The Email Crisis No One Talks About
It's 4:47 PM on a Wednesday. You've been at your desk since 8 AM, and somehow you still have 47 unread emails staring at you. Three of them are from clients waiting for proposals. Two are "urgent" requests from your team. The rest? A mix of newsletters, notifications, and messages that seemed important this morning but now blur together.
You're fluent in English. You close million-euro deals. You manage international teams across three time zones.
So why does your inbox feel like drowning?
Here's what most productivity experts won't tell you: Your email problem isn't about discipline. It's about a fundamentally broken workflow designed for native English speakers working in a single language.
The Hidden Time Tax
International business professionals spend an average of 3.2 hours per day managing email—62% more than native English speakers in similar roles.

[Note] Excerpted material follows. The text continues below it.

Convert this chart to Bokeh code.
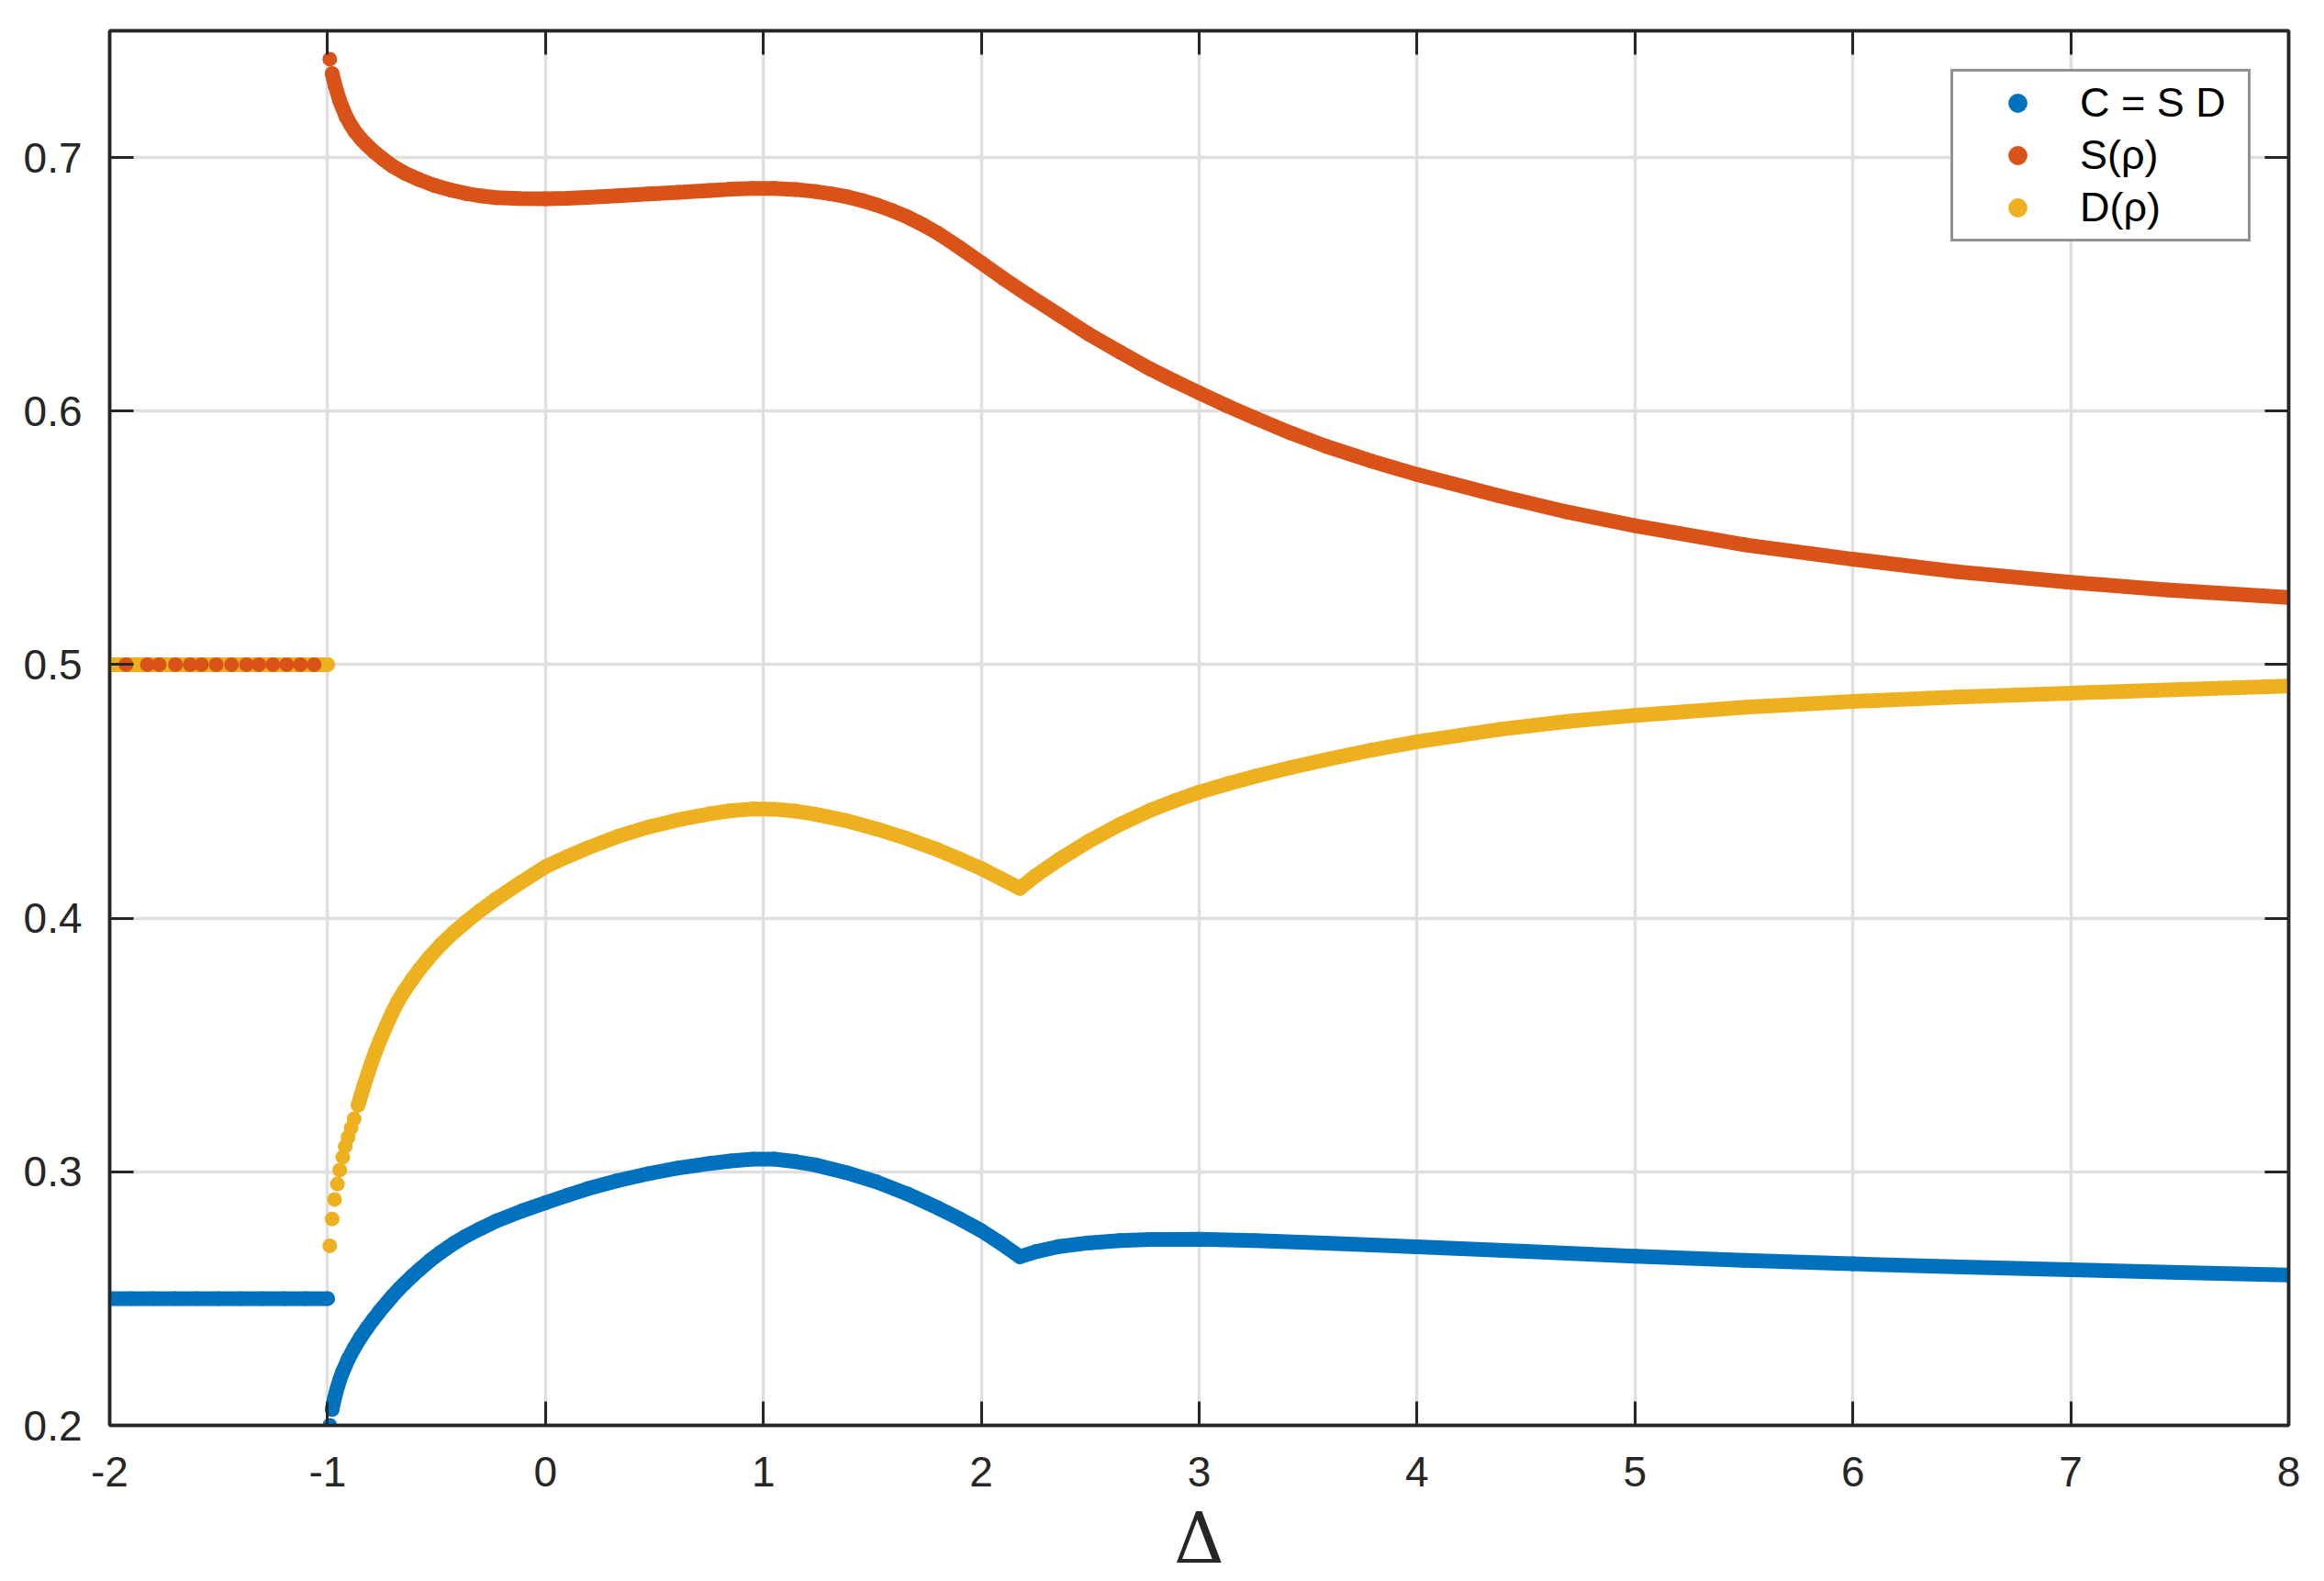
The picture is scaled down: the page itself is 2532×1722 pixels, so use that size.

That's not a typo. If you're working in your second (or third) language, you're losing an extra 8.5 hours per week just trying to keep up with your inbox.
Why?
- Translation Time: Mentally translating between languages before typing
- Grammar Anxiety: Re-reading every email 3-5 times to check tone and correctness
- Cultural Code-Switching: Adjusting communication style (Dutch directness → English politeness)
- Tool Fatigue: Jumping between email, translation tools, grammar checkers, and back
The Proofread Spiral
You know this pattern:
- Write email draft in 5 minutes
- Re-read for grammar (2 minutes)
- Check if tone sounds professional (3 minutes)
- Paste into DeepL to verify phrasing (1 minute)
- Adjust based on translation suggestions (2 minutes)
- Re-read entire email again (2 minutes)
- Question one word choice, Google it (3 minutes)
- Final re-read before sending (2 minutes)
Total time: 20 minutes for a 3-paragraph email.
And this happens 15-25 times per day.
That's why you have 47 unread emails at 4:47 PM. You're not slow—you're working with a 10x time penalty that native speakers don't face.